广东高院审理的原告海天公司诉被告海纳百川公司、王某生等侵害商标权纠纷案。广东高院二审分析认为,被诉侵权产品实际获取的地点覆盖广东、湖北、湖南等多省市,销售范围广。海纳百川公司申请了大量“海天”商标,王某生注册了众多国内外知名品牌商标,以及将他人标贴申请为外观设计专利。海纳百川公司及王某生曾多次被法院认定侵害他人商标权,王某生还曾因假冒他人注册商标被判处刑罚。本案证据证明海纳百川公司系主要以仿冒他人注册商标为业的企业。王某生作为海纳百川公司的法定代表人,通过对海纳百川公司等的控制,大范围、大规模侵害海天公司的商标权,侵权主观恶意明显,侵权情节严重。在法定赔偿中,应作为赔偿的惩罚性因素予以考量。一审法院对于海天公司关于按法定赔偿上限300万元赔偿其经济损失的主张予以全额支持,并无不当。
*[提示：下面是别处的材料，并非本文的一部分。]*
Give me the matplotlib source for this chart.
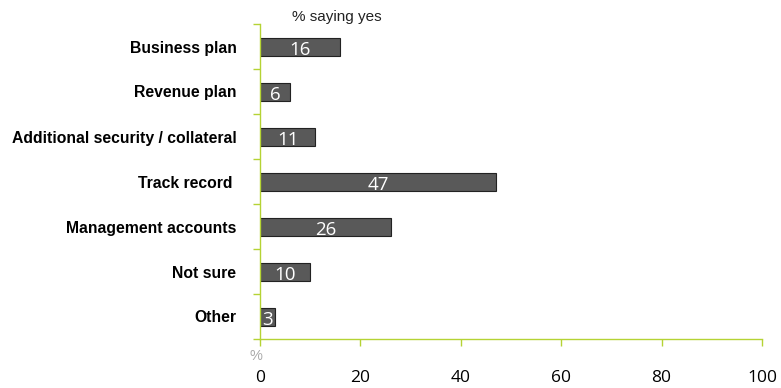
import matplotlib
matplotlib.use("Agg")
import matplotlib.pyplot as plt

categories = ["Business plan", "Revenue plan", "Additional security / collateral",
              "Track record ", "Management accounts", "Not sure", "Other"]
values = [16, 6, 11, 47, 26, 10, 3]
xticks = [0, 20, 40, 60, 80, 100]

green = "#b5d334"
fig = plt.figure(figsize=(7.81, 3.88), dpi=100)
ax = fig.add_axes([260/781, 1-339/388, 502/781, 315/388])

n = len(categories)
ypos = list(range(n))
ax.barh(ypos, values, height=0.4, color="#595959", edgecolor="#222222", linewidth=0.8)
ax.set_ylim(n - 0.5, -0.5)
ax.set_xlim(0, 100)

for y, v in zip(ypos, values):
    ax.text(v / 2, y + 0.07, str(v), ha="center", va="center", color="white",
            fontsize=13.5, family="Open Sans")

ax.set_yticks([i - 0.5 for i in range(n + 1)])
ax.set_yticklabels([])
ax.set_yticks(ypos, minor=True)
ax.set_yticklabels(categories, minor=True, fontweight="bold", fontsize=11.3,
                   family="Liberation Sans")
ax.tick_params(axis="y", which="minor", length=0, pad=17)
ax.tick_params(axis="y", which="major", length=5, color=green, width=1)

ax.set_xticks(xticks)
ax.set_xticklabels([str(t) for t in xticks], fontsize=12.5, family="Open Sans")
ax.tick_params(axis="x", length=5, color=green, width=1, pad=17)

for s in ["top", "right"]:
    ax.spines[s].set_visible(False)
for s in ["left", "bottom"]:
    ax.spines[s].set_color(green)
    ax.spines[s].set_linewidth(1)

fig.text(292/781, 1-17/388, "% saying yes", ha="left", va="center", fontsize=11,
         family="Liberation Sans", color="#222222")
fig.text(256/781, 1-356/388, "%", ha="center", va="center", fontsize=10.5,
         family="Liberation Sans", color="#aaaaaa")

fig.savefig("out.png", dpi=100)
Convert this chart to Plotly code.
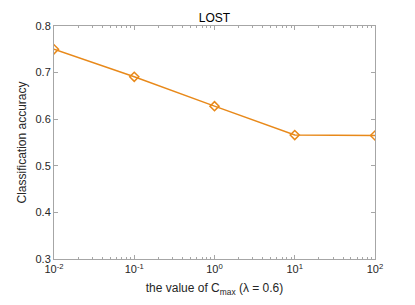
import plotly.graph_objects as go

c_values = [0.01, 0.1, 1, 10, 100]
accuracy = [0.750, 0.691, 0.628, 0.566, 0.565]
x_tickvals = [0.01, 0.1, 1, 10, 100]
x_ticktext = ["10<sup>-2</sup>", "10<sup>-1</sup>", "10<sup>0</sup>", "10<sup>1</sup>", "10<sup>2</sup>"]
y_tickvals = [0.3, 0.4, 0.5, 0.6, 0.7, 0.8]

color = "#e8891a"
axcol = "#a6a6a6"
txtcol = "#262626"
font = "Liberation Sans, Arial, sans-serif"

fig = go.Figure()
fig.add_trace(go.Scatter(
    x=c_values, y=accuracy, mode="lines+markers",
    line=dict(color=color, width=1.5),
    marker=dict(symbol="diamond-open", size=7, color=color, line=dict(width=1.5, color=color)),
    showlegend=False,
))

fig.update_layout(
    width=407, height=297,
    margin=dict(l=46, r=40, t=16, b=42),
    paper_bgcolor="white", plot_bgcolor="white",
    font=dict(family=font, size=11, color=txtcol),
    title=dict(text="LOST", x=0.5, xanchor="center", xref="paper", y=1, yref="paper",
               yanchor="bottom", pad=dict(b=4), font=dict(size=12, color="black", family=font)),
)
fig.update_xaxes(
    type="log", range=[-2, 2],
    tickvals=x_tickvals, ticktext=x_ticktext,
    ticks="inside", ticklen=4, tickcolor=axcol, tickwidth=1,
    minor=dict(ticks="inside", ticklen=2, tickcolor=axcol, showgrid=False,
               tickvals=[m * 10 ** e for e in range(-2, 2) for m in range(2, 10)]),
    showline=True, linecolor=axcol, linewidth=1, mirror="ticks",
    showgrid=False, zeroline=False,
    tickfont=dict(size=11, color=txtcol),
    title=dict(text="the value of C<sub>max</sub> (λ = 0.6)", font=dict(size=12, color=txtcol), standoff=9),
)
fig.update_yaxes(
    range=[0.3, 0.8], tickvals=y_tickvals, tickformat=".1f",
    ticks="inside", ticklen=4, tickcolor=axcol, tickwidth=1,
    showline=True, linecolor=axcol, linewidth=1, mirror="ticks",
    showgrid=False, zeroline=False,
    tickfont=dict(size=11, color=txtcol),
    title=dict(text="Classification accuracy", font=dict(size=12, color=txtcol), standoff=6),
)

fig.write_html("out.html")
杭州互联网法院审理的原告北京字节跳动科技有限公司、北京微播视界科技有限公司诉浙江杭州抖商科技有限公司、杭州抖友文化创意有限公司、真之棒科技有限公司、杨某商标侵权及不正当竞争纠纷案。该案系杭州地区首例在法定赔偿中考量惩罚性赔偿因素的案件。法院认为,确定侵权损害赔偿数额,要以知识产权的市场价值为指引。确定法定赔偿数额,需对权利主体、权利客体、侵权主体、侵权行为等因素进行综合考量。因此,法院依法、规范行使法律赋予的自由裁量权,在确定赔偿数额时,体现了一定的惩罚性。该案法院在确定侵权损害赔偿数额时,坚持了比例原则,且事实查明的手段与目标之间,适当、必要、均衡。同时,法院注重计算方法的合理性与计算因素的可靠性,对惩罚性赔偿因素的考量,既尊重了市场规律和产业规则,也符合产业发展的实际情况。

具体到本案,福建高院经二审审理,正是考虑到骆驼公司权利商标的高知名度,二审法院认为应当给予与知名度相适应的强保护。结合两被告分别在多个平台开设店铺经营被诉侵权产品,并且在其店铺中大量使用被诉侵权标识,侵权的主观恶意明显,销售范围广,侵权情节较为严重,因此在惩戒的力度上应体现“过罚相当”的裁判导向。本案虽然适用法定赔偿方式确定赔偿数额,但在赔偿限度内基于侵权行为的具体情节,二审法院认为应体现一定的惩罚性,故依法将赔偿数额从一审确定的20万元大幅调整为100万元。本案裁判规则的建立,完善了惩罚性赔偿适用的体系规则,彰显了人民法院加强知识产权司法保护、服务经济建设大局的力度和坚强决心。